The pond provides ever-changing reflections of the surrounding trees, passing clouds and a shifting palette of colors as the flowers bloom, each in its turn.

• Woodland Oasis, a homestead established in 1906, has 20 acres with a small year-round stream that runs through the yard, pasture and an old orchard.

It has always been this third generation’s favorite place. There is pasture and an old orchard. Often, they wake to find a large herd of elk or deer in the field, with fawns playing tag or young bucks jousting.

The homeowners began their ongoing gardening project in 2003, creating several gardens throughout the yard, some big and some small.

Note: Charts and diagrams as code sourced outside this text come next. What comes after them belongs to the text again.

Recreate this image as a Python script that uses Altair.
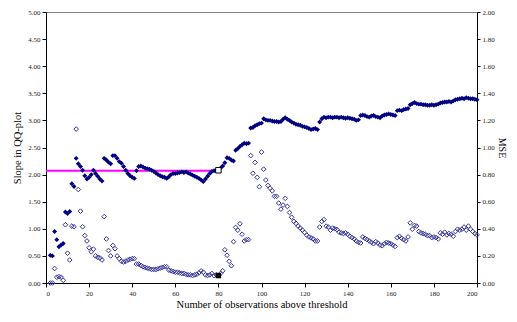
import altair as alt
import pandas as pd

# ---- data ----
n_obs = list(range(2, 201))

slope = [
    0.51, 0.50, 0.95, 0.80, 0.67, 0.70, 0.73, 1.31, 1.28, 1.32,
    1.83, 1.78, 2.30, 2.20, 2.15, 2.08, 1.98, 1.92, 1.95, 2.00,
    2.08, 2.02, 1.97, 1.92, 1.88, 2.30, 2.27, 2.23, 2.20, 2.35,
    2.35, 2.30, 2.24, 2.21, 2.15, 2.08, 2.02, 1.98, 1.95, 1.93,
    2.07, 2.15, 2.16, 2.14, 2.12, 2.11, 2.10, 2.08, 2.06, 2.03,
    2.00, 1.98, 1.96, 1.95, 1.93, 1.96, 2.00, 2.02, 2.02, 2.03,
    2.04, 2.05, 2.04, 2.05, 2.03, 2.01, 1.99, 1.97, 1.95, 1.93,
    1.90, 1.87, 1.92, 1.97, 2.02, 2.06, 2.07, 2.07, 2.09, 2.12,
    2.16, 2.22, 2.31, 2.30, 2.27, 2.25, 2.45, 2.48, 2.52, 2.55,
    2.58, 2.57, 2.58, 2.86, 2.87, 2.90, 2.92, 2.94, 2.95, 3.03,
    3.01, 3.00, 3.00, 2.99, 2.98, 2.98, 2.97, 2.98, 3.02, 3.05,
    3.02, 3.00, 2.97, 2.95, 2.93, 2.92, 2.91, 2.89, 2.88, 2.87,
    2.85, 2.83, 2.84, 2.85, 2.83, 2.97, 3.03, 3.06, 3.05, 3.06,
    3.06, 3.05, 3.06, 3.06, 3.05, 3.06, 3.05, 3.04, 3.05, 3.04,
    3.03, 3.02, 3.00, 3.01, 3.09, 3.10, 3.09, 3.07, 3.06, 3.08,
    3.09, 3.07, 3.06, 3.05, 3.08, 3.10, 3.11, 3.12, 3.11, 3.10,
    3.09, 3.18, 3.19, 3.18, 3.20, 3.21, 3.22, 3.29, 3.31, 3.33,
    3.31, 3.30, 3.30, 3.29, 3.29, 3.28, 3.28, 3.29, 3.28, 3.29,
    3.30, 3.32, 3.33, 3.34, 3.34, 3.35, 3.34, 3.36, 3.38, 3.39,
    3.40, 3.41, 3.40, 3.42, 3.41, 3.40, 3.40, 3.39, 3.38,
]

mse = [
    0.0, 0.0, 0.107, 0.043, 0.047, 0.043, 0.02, 0.43, 0.22, 0.17,
    0.42, 0.415, 1.136, 0.69, 0.53, 0.415, 0.35, 0.31, 0.26, 0.23,
    0.25, 0.20, 0.19, 0.185, 0.17, 0.49, 0.325, 0.24, 0.20, 0.277,
    0.253, 0.20, 0.18, 0.16, 0.155, 0.16, 0.17, 0.175, 0.18, 0.18,
    0.14, 0.14, 0.13, 0.12, 0.115, 0.11, 0.105, 0.10, 0.10, 0.10,
    0.105, 0.11, 0.115, 0.12, 0.12, 0.095, 0.09, 0.085, 0.08, 0.08,
    0.075, 0.07, 0.07, 0.065, 0.06, 0.06, 0.055, 0.06, 0.065, 0.075,
    0.09, 0.08, 0.06, 0.055, 0.06, 0.07, 0.055, 0.06, 0.055, 0.07,
    0.09, 0.245, 0.205, 0.16, 0.127, 0.305, 0.41, 0.39, 0.437, 0.36,
    0.31, 0.32, 0.32, 0.94, 0.81, 0.89, 0.78, 0.71, 0.966, 0.84,
    0.76, 0.72, 0.70, 0.68, 0.64, 0.64, 0.59, 0.545, 0.575, 0.625,
    0.565, 0.52, 0.485, 0.455, 0.44, 0.42, 0.405, 0.39, 0.373, 0.353,
    0.34, 0.333, 0.325, 0.31, 0.31, 0.413, 0.454, 0.468, 0.42, 0.413,
    0.39, 0.405, 0.40, 0.395, 0.375, 0.37, 0.365, 0.37, 0.36, 0.345,
    0.335, 0.325, 0.31, 0.30, 0.295, 0.34, 0.33, 0.32, 0.31, 0.30,
    0.29, 0.305, 0.295, 0.28, 0.275, 0.29, 0.30, 0.295, 0.29, 0.28,
    0.27, 0.335, 0.345, 0.33, 0.32, 0.31, 0.34, 0.444, 0.397, 0.425,
    0.42, 0.38, 0.37, 0.365, 0.36, 0.35, 0.35, 0.335, 0.34, 0.335,
    0.325, 0.37, 0.36, 0.375, 0.355, 0.365, 0.36, 0.345, 0.38, 0.397,
    0.39, 0.397, 0.413, 0.39, 0.42, 0.397, 0.38, 0.365, 0.355,
]

# reference (magenta) line
ref_n = [0, 80]
ref_slope = [2.07, 2.07]

# highlighted threshold point
hl_n = [80]
hl_slope = [2.08]
hl_mse = [0.055]

x_ticks = list(range(0, 201, 20))
left_ticks = [i * 0.5 for i in range(11)]
right_ticks = [round(i * 0.2, 1) for i in range(11)]

SERIF = "Liberation Serif"

df = pd.DataFrame({"n": n_obs, "slope": slope, "mse": mse})
df_ref = pd.DataFrame({"n": ref_n, "slope": ref_slope})
df_hl = pd.DataFrame({"n": hl_n, "slope": hl_slope, "mse": hl_mse})

xscale = alt.Scale(domain=[0, 200], nice=False, zero=False)
lscale = alt.Scale(domain=[0, 5], nice=False)
rscale = alt.Scale(domain=[0, 2], nice=False)

common_axis = dict(
    grid=False, domainColor="black", tickColor="black",
    labelFont=SERIF, labelFontSize=7, labelColor="#222222",
    titleFont=SERIF, titleFontWeight="normal", titleColor="black",
)

x_enc = alt.X("n:Q", scale=xscale,
              axis=alt.Axis(values=x_ticks, format="d",
                            title="Number of observations above threshold",
                            titleFontSize=10.5, titlePadding=3,
                            tickSize=4, labelPadding=2, **common_axis))
left_axis = alt.Axis(values=left_ticks, format=".2f", orient="left",
                     title="Slope in QQ-plot", titleFontSize=10.5,
                     titlePadding=5, tickSize=4, labelPadding=2,
                     **common_axis)
right_axis = alt.Axis(values=right_ticks, format=".2f", orient="right",
                      title="MSE", titleFontSize=10, titlePadding=2,
                      tickSize=3, labelPadding=2, **common_axis)

ref_line = alt.Chart(df_ref).mark_line(color="#FF00FF", strokeWidth=2).encode(
    x=x_enc, y=alt.Y("slope:Q", scale=lscale, axis=left_axis))
slope_pts = alt.Chart(df).mark_point(
    shape="diamond", filled=True, color="#000080", size=24, opacity=1
).encode(x=x_enc, y=alt.Y("slope:Q", scale=lscale, axis=left_axis))
hl_slope_pt = alt.Chart(df_hl).mark_point(
    shape="square", filled=True, fill="white", stroke="black", strokeWidth=1,
    size=30, opacity=1
).encode(x=x_enc, y=alt.Y("slope:Q", scale=lscale, axis=left_axis))

mse_pts = alt.Chart(df).mark_point(
    shape="diamond", filled=False, color="#333399", size=22, strokeWidth=1,
    opacity=1
).encode(x=x_enc, y=alt.Y("mse:Q", scale=rscale, axis=right_axis))
hl_mse_pt = alt.Chart(df_hl).mark_point(
    shape="square", filled=True, color="black", size=30, opacity=1
).encode(x=x_enc, y=alt.Y("mse:Q", scale=rscale, axis=right_axis))

left = alt.layer(ref_line, slope_pts, hl_slope_pt)
right = alt.layer(mse_pts, hl_mse_pt)

chart = alt.layer(left, right).resolve_scale(y="independent").properties(
    width=431, height=271,
    padding={"left": 38, "top": 4, "right": 31, "bottom": 26},
    autosize=alt.AutoSizeParams(type="none"),
    background="white",
).configure_view(stroke="#808080", strokeWidth=1)

chart.save("out.html", embed_options={"renderer": "svg", "actions": False})
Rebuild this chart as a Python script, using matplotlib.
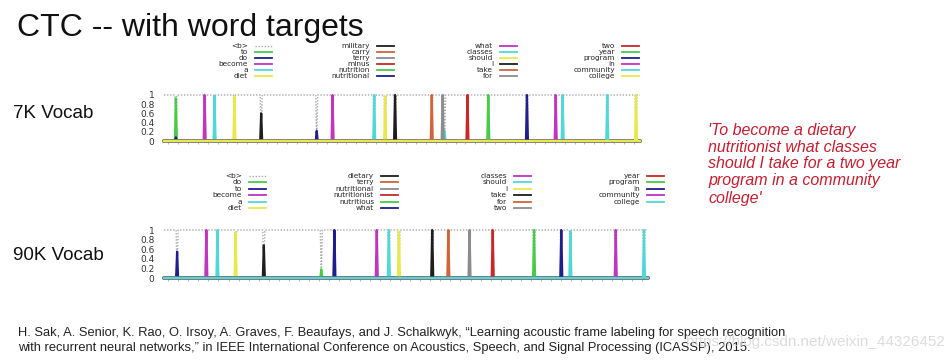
import numpy as np
import matplotlib
matplotlib.use("Agg")
import matplotlib.pyplot as plt
from matplotlib.lines import Line2D

W, H = 949, 362
N_FRAMES = 480

# 7K vocab: words in legend order, first one is the blank
top_words = ['<b>', 'to', 'do', 'become', 'a', 'diet',
             'military', 'carry', 'terry', 'minus', 'nutrition', 'nutritional',
             'what', 'classes', 'should', 'I', 'take', 'for',
             'two', 'year', 'program', 'in', 'community', 'college']
top_peak_word = ['to', 'do', 'become', 'a', 'diet', 'military', 'nutritional', 'what',
                 'classes', 'should', 'I', 'take', 'a', 'for', 'two', 'year',
                 'program', 'in', 'a', 'community', 'college']
top_peak_frame = [12, 12, 41, 51, 71, 98, 154, 170, 212, 223, 233, 270, 283, 281, 306, 327,
                  366, 395, 402, 447, 476]
top_peak_height = [0.93, 0.08, 1.0, 0.98, 0.97, 0.6, 0.22, 1.0, 1.0, 0.97, 1.0, 1.0, 0.22, 1.0,
                   1.0, 1.0, 1.0, 1.0, 1.0, 1.0, 1.0]

# 90K vocab
bot_words = ['<b>', 'do', 'to', 'become', 'a', 'diet',
             'dietary', 'terry', 'nutritional', 'nutritionist', 'nutritious', 'what',
             'classes', 'should', 'I', 'take', 'for', 'two',
             'year', 'program', 'in', 'community', 'college']
bot_peak_word = ['to', 'become', 'a', 'diet', 'dietary', 'nutritious', 'what', 'classes',
                 'should', 'I', 'take', 'for', 'two', 'year', 'program', 'in', 'a',
                 'community', 'college']
bot_peak_frame = [13, 42, 53, 71, 99, 156, 169, 211, 223, 233, 266, 282, 303, 326, 367, 394,
                  403, 448, 476]
bot_peak_height = [0.55, 1.0, 1.0, 0.95, 0.68, 0.18, 1.0, 1.0, 1.0, 0.97, 1.0, 1.0, 1.0,
                   1.0, 1.0, 1.0, 0.97, 1.0, 1.0]

sentence = ["'To become a dietary", "nutritionist what classes",
            "should I take for a two year", "program in a community", "college'"]

# gnuplot-like colour cycle used after the blank
cycle = ['#44cc44', '#1e1e8c', '#c034c0', '#50d8d8', '#e8e84a',
         '#1e1e1e', '#d2643c', '#8c8c8c', '#c82828']
BLANK_COLOR = '#a8a8a8'


def fx(x):
    return x / W


def fy(y):
    return 1 - y / H


fig = plt.figure(figsize=(W / 100, H / 100), dpi=100)
fig.patch.set_facecolor('white')


def draw_panel(rect, words, pk_word, pk_frame, pk_height):
    left, top, right, bottom = rect
    ax = fig.add_axes([fx(left), fy(bottom), fx(right - left), (bottom - top) / H])
    frames = np.arange(N_FRAMES + 1)
    series = {w: np.zeros(N_FRAMES + 1) for w in words}
    series['<b>'][:] = 1.0
    for w, f, h in zip(pk_word, pk_frame, pk_height):
        series[w][f] = h
        series['<b>'][f] = 0.0
    colors = {}
    for i, w in enumerate(words[1:]):
        colors[w] = cycle[i % len(cycle)]
    ax.plot(frames, series['<b>'], color=BLANK_COLOR, ls=(0, (1, 1.2)), lw=1.0, clip_on=False)
    for w in words[1:]:
        ax.plot(frames, series[w], color=colors[w], lw=1.6, clip_on=False)
    ax.set_xlim(0, N_FRAMES)
    ax.set_ylim(0, 1)
    for s in ax.spines.values():
        s.set_visible(False)
    ax.set_yticks([0, 0.2, 0.4, 0.6, 0.8, 1])
    ax.set_yticklabels(['0', '0.2', '0.4', '0.6', '0.8', '1'])
    ax.tick_params(axis='y', length=0, pad=7, labelsize=6.5, labelcolor='#333333')
    ax.set_xticks(np.arange(4, N_FRAMES, 10))
    ax.set_xticklabels([])
    ax.tick_params(axis='x', length=2.5, width=0.5, color='#9a9a9a', direction='out')
    return colors


def draw_legend(words, colors, col_right, row_y0, row_dy):
    for i, w in enumerate(words):
        col, row = i // 6, i % 6
        xr = col_right[col]
        y = row_y0 + row * row_dy
        fig.text(fx(xr), fy(y), w, ha='right', va='center', fontsize=5.3,
                 color='#262626', family='DejaVu Sans')
        if w == '<b>':
            ln = Line2D([fx(xr + 7), fx(xr + 24)], [fy(y), fy(y)], color=BLANK_COLOR,
                        ls=(0, (1, 1.2)), lw=1.0, transform=fig.transFigure)
        else:
            ln = Line2D([fx(xr + 7), fx(xr + 24)], [fy(y), fy(y)], color=colors[w],
                        lw=1.3, transform=fig.transFigure)
        fig.add_artist(ln)


top_colors = draw_panel((164, 95, 640, 141), top_words, top_peak_word, top_peak_frame, top_peak_height)
bot_colors = draw_panel((164, 230, 648, 278), bot_words, bot_peak_word, bot_peak_frame, bot_peak_height)

draw_legend(top_words, top_colors, [248, 370, 493, 615], 46, 6)
draw_legend(bot_words, bot_colors, [242, 374, 507, 640], 176, 6.4)

sans = ['Liberation Sans', 'DejaVu Sans']
fig.text(fx(17), fy(36), 'CTC -- with word targets', fontsize=23, family=sans,
         color='#111111', va='baseline', ha='left')
fig.text(fx(13), fy(113), '7K Vocab', fontsize=13.5, family=sans, color='#111111', va='center')
fig.text(fx(13), fy(256), '90K Vocab', fontsize=13.5, family=sans, color='#111111', va='center')

for i, line in enumerate(sentence):
    fig.text(fx(708), fy(130 + i * 17), line, fontsize=11.5, family=sans, style='italic',
             color='#c41e30', va='center', ha='left')

fig.text(fx(18), fy(333), 'H. Sak, A. Senior, K. Rao, O. Irsoy, A. Graves, F. Beaufays, and J. Schalkwyk, '
         '\u201cLearning acoustic frame labeling for speech recognition',
         fontsize=9.3, family=sans, color='#222222', va='center')
fig.text(fx(18), fy(348), 'with recurrent neural networks,\u201d in IEEE International Conference on '
         'Acoustics, Speech, and Signal Processing (ICASSP), 2015.',
         fontsize=9.3, family=sans, color='#222222', va='center')
fig.text(fx(945), fy(342), 'https://blog.csdn.net/weixin_44326452', fontsize=11, family=sans,
         color='#d4d4d4', alpha=0.8, va='center', ha='right')

fig.savefig('out.png', dpi=100)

The wooded area was overgrown so they cleared brush to create a walking trail along the creek past the old-growth cedar and through the alders.

The path extends to the heavier wooded area where you’ll see stumps from old-growth cedar that the family cut to build the house and barn. You can still see the old tractor and the implements used to the fields. Since being chosen as one of the gardens on the tour, the homeowners have added a few special features to make their garden extra fun.

• A Permaculture Garden offers garden visitors a different approach, with an area designated the “forest garden” featuring 13 fruit trees, berry bushes and hops managed by ducks, who keep the slug population in check.

In the adjacent chicken yard are chestnuts, filberts and a variety of elderberries. A medlar tree, an unusual fruit tree that dates from Roman times, grows there as well.

Patches of salmonberries, blackberries and wasabi have been planted to take advantage of swampy areas of the property. Vegetable gardens and greenhouses are placed in sunny locations. To overcome the challenges of our shorter growing season, the homeowners grow fig trees and grapes in one of the greenhouses and tomatoes and similar warmth-loving vegetables in another.

Among other highlights of this garden are the homeowners’ straw bale house, yurt and chicken coop, a pallet house, a cob oven, a bunny hutch, and a pole bean teepee.

• Fairnie Brae is Scottish for a ferny upland rising above the water’s edge. It sits on a sunny bluff overlooking the Strait of Juan de Fuca. The homeowners have owned the property since 2001 and love the sunny flat meadows, rich soil and expansive views — just what they wanted as they retired to become gardeners.

When designing the grounds, they strove to create a natural, open and aesthetically pleasing environment while integrating their desire for vegetable gardens, magical groves, park-like meadows and trails for wandering.